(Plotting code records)
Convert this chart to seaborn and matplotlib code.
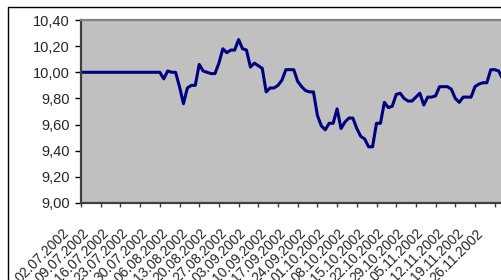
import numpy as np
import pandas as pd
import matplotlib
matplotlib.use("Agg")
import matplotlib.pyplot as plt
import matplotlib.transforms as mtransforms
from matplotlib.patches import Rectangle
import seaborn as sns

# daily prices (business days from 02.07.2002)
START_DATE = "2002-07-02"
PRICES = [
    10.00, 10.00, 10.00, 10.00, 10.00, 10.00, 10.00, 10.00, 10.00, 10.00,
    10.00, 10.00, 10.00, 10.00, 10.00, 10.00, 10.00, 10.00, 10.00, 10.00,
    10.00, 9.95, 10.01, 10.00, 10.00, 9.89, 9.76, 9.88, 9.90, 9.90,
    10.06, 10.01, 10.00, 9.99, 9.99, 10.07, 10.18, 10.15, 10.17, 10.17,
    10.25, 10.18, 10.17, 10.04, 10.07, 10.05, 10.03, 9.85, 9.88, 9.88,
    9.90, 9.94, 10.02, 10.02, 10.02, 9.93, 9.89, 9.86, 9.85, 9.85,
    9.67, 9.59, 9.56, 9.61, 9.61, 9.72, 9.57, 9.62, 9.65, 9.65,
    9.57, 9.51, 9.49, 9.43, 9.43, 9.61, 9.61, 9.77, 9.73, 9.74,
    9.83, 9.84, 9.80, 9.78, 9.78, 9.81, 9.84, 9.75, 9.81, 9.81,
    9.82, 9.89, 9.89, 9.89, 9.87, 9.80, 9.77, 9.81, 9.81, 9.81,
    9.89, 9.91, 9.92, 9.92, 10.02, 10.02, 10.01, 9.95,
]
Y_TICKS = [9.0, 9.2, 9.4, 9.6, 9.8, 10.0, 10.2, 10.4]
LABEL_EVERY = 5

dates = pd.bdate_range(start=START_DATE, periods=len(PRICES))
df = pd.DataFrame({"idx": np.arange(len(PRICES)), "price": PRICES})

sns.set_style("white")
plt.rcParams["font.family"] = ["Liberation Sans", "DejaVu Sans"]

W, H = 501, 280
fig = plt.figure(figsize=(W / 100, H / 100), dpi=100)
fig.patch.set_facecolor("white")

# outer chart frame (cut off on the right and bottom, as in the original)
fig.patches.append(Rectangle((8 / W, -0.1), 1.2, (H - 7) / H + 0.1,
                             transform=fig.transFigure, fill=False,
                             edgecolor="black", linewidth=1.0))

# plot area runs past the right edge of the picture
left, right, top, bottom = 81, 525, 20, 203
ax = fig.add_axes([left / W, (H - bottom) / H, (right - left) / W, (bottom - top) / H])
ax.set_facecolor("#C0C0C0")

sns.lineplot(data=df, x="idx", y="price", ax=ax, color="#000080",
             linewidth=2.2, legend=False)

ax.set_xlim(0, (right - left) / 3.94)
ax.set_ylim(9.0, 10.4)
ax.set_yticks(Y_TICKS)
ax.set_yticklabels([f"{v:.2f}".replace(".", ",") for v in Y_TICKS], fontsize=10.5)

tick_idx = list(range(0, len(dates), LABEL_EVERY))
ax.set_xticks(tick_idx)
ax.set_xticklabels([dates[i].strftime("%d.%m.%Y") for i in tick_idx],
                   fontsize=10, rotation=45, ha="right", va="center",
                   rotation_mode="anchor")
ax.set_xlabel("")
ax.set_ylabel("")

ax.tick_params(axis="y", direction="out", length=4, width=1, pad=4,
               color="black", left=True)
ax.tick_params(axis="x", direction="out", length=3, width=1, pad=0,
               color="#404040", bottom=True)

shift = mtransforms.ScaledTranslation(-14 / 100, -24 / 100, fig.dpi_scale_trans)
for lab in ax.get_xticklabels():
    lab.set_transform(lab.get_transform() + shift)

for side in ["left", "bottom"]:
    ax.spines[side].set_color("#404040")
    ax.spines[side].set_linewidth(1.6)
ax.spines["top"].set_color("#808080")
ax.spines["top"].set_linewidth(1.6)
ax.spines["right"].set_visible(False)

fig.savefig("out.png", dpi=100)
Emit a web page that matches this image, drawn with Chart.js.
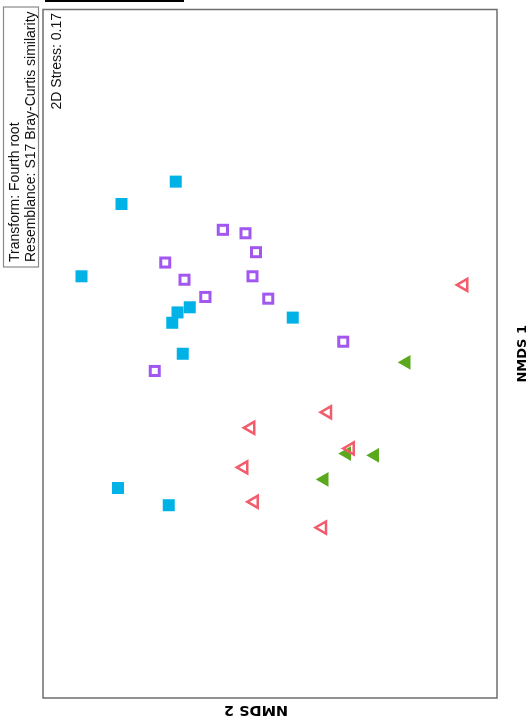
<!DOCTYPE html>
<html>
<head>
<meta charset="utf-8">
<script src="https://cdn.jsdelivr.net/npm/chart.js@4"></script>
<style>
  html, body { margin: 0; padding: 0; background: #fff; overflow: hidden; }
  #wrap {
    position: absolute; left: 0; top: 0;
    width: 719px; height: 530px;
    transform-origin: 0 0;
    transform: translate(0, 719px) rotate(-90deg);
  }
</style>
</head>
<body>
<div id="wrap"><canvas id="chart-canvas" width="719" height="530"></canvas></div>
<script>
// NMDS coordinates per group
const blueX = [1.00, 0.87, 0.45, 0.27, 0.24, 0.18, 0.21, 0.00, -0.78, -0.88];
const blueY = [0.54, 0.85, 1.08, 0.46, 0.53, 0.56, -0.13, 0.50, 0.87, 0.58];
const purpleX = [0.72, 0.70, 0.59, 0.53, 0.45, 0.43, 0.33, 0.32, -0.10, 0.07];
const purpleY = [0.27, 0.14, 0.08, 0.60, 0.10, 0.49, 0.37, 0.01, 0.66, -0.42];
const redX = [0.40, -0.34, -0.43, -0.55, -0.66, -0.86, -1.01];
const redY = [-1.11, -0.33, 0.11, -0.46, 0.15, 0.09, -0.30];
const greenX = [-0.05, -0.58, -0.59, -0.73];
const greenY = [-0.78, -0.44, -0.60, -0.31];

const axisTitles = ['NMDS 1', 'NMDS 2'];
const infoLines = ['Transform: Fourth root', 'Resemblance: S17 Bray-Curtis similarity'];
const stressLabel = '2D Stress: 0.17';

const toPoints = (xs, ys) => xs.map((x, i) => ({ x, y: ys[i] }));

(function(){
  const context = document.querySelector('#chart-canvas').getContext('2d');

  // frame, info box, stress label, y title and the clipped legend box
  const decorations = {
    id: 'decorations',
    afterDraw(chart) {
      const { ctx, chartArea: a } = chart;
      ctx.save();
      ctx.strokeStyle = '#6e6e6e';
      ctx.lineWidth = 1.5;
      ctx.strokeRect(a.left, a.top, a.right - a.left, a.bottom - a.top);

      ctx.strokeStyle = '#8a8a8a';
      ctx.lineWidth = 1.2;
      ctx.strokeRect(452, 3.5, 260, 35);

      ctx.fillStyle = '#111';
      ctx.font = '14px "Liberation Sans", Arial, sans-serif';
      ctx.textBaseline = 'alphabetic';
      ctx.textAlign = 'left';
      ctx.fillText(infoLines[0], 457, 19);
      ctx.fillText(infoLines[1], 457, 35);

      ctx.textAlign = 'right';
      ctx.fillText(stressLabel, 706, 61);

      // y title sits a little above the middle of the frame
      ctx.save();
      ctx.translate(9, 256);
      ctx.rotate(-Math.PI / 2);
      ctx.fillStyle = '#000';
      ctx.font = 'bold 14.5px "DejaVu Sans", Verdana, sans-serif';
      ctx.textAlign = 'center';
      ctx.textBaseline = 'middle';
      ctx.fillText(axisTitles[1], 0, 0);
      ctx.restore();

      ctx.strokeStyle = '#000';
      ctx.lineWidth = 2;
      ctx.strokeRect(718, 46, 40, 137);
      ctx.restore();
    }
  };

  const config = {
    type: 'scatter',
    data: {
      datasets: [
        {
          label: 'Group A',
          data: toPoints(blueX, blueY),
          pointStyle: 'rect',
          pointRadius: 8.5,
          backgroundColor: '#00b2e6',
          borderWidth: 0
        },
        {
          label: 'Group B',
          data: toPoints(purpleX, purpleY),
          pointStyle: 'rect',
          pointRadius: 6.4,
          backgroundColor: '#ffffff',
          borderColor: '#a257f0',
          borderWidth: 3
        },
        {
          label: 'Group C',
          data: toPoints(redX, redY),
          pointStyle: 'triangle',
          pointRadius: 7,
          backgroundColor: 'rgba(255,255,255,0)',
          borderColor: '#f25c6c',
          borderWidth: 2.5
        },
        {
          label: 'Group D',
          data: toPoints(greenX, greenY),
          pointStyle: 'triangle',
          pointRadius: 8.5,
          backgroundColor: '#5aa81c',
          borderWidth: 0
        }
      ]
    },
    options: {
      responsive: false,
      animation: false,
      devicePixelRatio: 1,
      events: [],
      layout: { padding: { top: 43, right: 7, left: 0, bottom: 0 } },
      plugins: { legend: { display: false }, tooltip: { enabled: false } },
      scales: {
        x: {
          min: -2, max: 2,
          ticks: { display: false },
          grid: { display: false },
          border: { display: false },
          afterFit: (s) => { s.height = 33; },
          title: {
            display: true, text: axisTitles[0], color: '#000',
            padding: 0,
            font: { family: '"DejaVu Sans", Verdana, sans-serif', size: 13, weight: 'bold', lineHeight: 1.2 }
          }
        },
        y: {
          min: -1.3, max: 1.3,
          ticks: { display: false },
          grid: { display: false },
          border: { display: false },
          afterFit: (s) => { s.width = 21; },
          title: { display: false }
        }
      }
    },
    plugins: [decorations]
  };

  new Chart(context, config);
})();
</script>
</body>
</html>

• Required work: Your task is to gather every line with the word "matplotlib" and copy it.

• Expected output:
Convert this chart to seaborn and matplotlib code.
import matplotlib
matplotlib.use("Agg")
import matplotlib.pyplot as plt
import matplotlib.transforms as mtransforms
from matplotlib.patches import Rectangle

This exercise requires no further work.